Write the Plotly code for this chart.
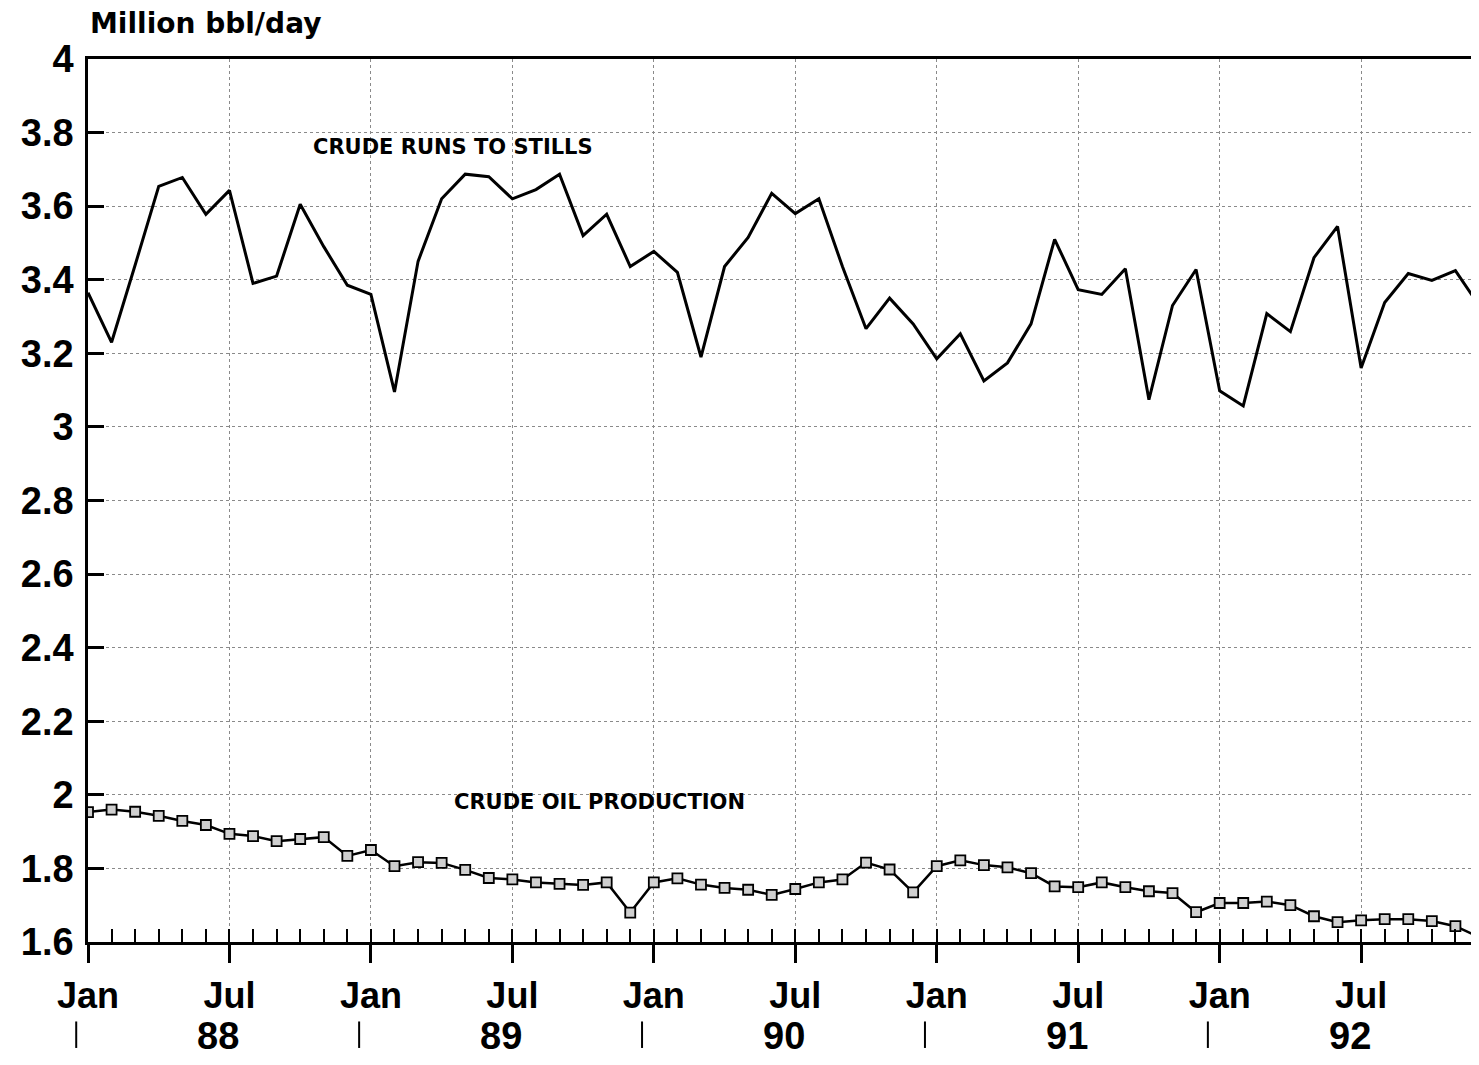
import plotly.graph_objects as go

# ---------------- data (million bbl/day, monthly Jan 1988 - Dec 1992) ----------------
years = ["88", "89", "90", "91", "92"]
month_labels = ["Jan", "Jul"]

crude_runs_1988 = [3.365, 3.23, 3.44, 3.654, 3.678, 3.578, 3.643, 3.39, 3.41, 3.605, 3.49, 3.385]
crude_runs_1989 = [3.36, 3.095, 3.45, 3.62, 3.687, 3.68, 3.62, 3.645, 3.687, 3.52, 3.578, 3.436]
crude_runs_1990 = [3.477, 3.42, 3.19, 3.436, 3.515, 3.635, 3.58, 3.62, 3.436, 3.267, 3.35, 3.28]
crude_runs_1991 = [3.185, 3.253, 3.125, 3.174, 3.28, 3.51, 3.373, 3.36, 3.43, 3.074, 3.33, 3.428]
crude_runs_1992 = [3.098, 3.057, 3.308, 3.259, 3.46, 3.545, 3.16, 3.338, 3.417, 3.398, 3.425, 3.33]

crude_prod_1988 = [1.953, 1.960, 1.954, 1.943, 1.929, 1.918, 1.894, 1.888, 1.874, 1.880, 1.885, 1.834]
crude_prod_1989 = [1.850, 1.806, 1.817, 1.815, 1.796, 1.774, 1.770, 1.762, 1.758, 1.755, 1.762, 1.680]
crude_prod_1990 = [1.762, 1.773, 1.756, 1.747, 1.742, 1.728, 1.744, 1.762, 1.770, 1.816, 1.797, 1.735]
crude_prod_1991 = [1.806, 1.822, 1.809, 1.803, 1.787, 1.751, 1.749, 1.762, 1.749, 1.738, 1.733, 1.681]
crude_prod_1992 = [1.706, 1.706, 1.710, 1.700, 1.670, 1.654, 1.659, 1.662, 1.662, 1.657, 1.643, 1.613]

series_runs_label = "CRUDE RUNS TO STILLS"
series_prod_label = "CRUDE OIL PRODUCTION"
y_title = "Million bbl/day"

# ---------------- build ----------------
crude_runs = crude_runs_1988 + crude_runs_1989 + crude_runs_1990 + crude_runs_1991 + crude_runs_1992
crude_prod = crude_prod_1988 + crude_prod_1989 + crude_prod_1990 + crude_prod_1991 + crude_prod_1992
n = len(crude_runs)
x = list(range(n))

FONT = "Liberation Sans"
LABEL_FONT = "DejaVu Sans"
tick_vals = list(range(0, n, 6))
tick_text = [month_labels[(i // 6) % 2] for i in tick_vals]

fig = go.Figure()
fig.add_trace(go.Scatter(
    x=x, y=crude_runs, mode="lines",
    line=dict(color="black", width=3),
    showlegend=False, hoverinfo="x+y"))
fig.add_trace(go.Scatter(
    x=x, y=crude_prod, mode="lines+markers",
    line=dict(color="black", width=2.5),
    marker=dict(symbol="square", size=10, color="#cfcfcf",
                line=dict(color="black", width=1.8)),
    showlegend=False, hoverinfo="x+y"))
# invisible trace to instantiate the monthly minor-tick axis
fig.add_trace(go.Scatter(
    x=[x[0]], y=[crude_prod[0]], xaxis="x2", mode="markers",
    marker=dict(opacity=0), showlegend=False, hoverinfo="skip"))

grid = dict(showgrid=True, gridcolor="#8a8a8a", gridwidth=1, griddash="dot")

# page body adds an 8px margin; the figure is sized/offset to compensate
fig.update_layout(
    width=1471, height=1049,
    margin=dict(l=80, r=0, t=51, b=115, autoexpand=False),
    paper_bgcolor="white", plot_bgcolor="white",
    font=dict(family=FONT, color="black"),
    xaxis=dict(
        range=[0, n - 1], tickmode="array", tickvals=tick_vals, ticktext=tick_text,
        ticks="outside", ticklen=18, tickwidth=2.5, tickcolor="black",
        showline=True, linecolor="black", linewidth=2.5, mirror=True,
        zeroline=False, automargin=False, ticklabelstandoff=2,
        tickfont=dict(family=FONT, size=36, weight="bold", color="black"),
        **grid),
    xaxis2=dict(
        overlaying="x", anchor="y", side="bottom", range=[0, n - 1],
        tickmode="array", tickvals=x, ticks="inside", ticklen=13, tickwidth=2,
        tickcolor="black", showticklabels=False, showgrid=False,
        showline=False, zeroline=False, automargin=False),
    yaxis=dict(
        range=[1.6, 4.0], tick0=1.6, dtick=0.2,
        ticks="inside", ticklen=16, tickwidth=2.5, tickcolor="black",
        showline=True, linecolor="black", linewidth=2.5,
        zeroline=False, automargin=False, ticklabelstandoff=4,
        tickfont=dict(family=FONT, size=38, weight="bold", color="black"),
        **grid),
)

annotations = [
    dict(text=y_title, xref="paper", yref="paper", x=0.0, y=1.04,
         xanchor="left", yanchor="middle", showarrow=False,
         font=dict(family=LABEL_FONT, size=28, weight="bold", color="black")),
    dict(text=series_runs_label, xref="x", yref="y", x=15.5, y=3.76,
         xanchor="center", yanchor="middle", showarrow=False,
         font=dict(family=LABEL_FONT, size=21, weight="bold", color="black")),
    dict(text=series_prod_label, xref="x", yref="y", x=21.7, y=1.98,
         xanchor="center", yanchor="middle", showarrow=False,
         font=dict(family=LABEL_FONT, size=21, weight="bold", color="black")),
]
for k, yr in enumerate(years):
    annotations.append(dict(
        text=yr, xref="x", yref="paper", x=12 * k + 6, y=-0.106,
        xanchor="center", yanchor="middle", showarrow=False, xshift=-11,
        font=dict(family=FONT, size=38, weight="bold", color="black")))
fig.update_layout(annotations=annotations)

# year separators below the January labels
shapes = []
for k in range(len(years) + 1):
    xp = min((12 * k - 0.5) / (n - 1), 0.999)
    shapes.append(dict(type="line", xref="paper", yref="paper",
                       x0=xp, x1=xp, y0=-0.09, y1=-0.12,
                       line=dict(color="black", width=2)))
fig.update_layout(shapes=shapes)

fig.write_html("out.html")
■ ■ ■
** Exercise task **
Write out each line of the listing above, exactly, from its first line to the line holding "3.398, 3.425, 3.33]", inclusive. Skip the pictures.

** Task response **
Write the Plotly code for this chart.
import plotly.graph_objects as go

# ---------------- data (million bbl/day, monthly Jan 1988 - Dec 1992) ----------------
years = ["88", "89", "90", "91", "92"]
month_labels = ["Jan", "Jul"]

crude_runs_1988 = [3.365, 3.23, 3.44, 3.654, 3.678, 3.578, 3.643, 3.39, 3.41, 3.605, 3.49, 3.385]
crude_runs_1989 = [3.36, 3.095, 3.45, 3.62, 3.687, 3.68, 3.62, 3.645, 3.687, 3.52, 3.578, 3.436]
crude_runs_1990 = [3.477, 3.42, 3.19, 3.436, 3.515, 3.635, 3.58, 3.62, 3.436, 3.267, 3.35, 3.28]
crude_runs_1991 = [3.185, 3.253, 3.125, 3.174, 3.28, 3.51, 3.373, 3.36, 3.43, 3.074, 3.33, 3.428]
crude_runs_1992 = [3.098, 3.057, 3.308, 3.259, 3.46, 3.545, 3.16, 3.338, 3.417, 3.398, 3.425, 3.33]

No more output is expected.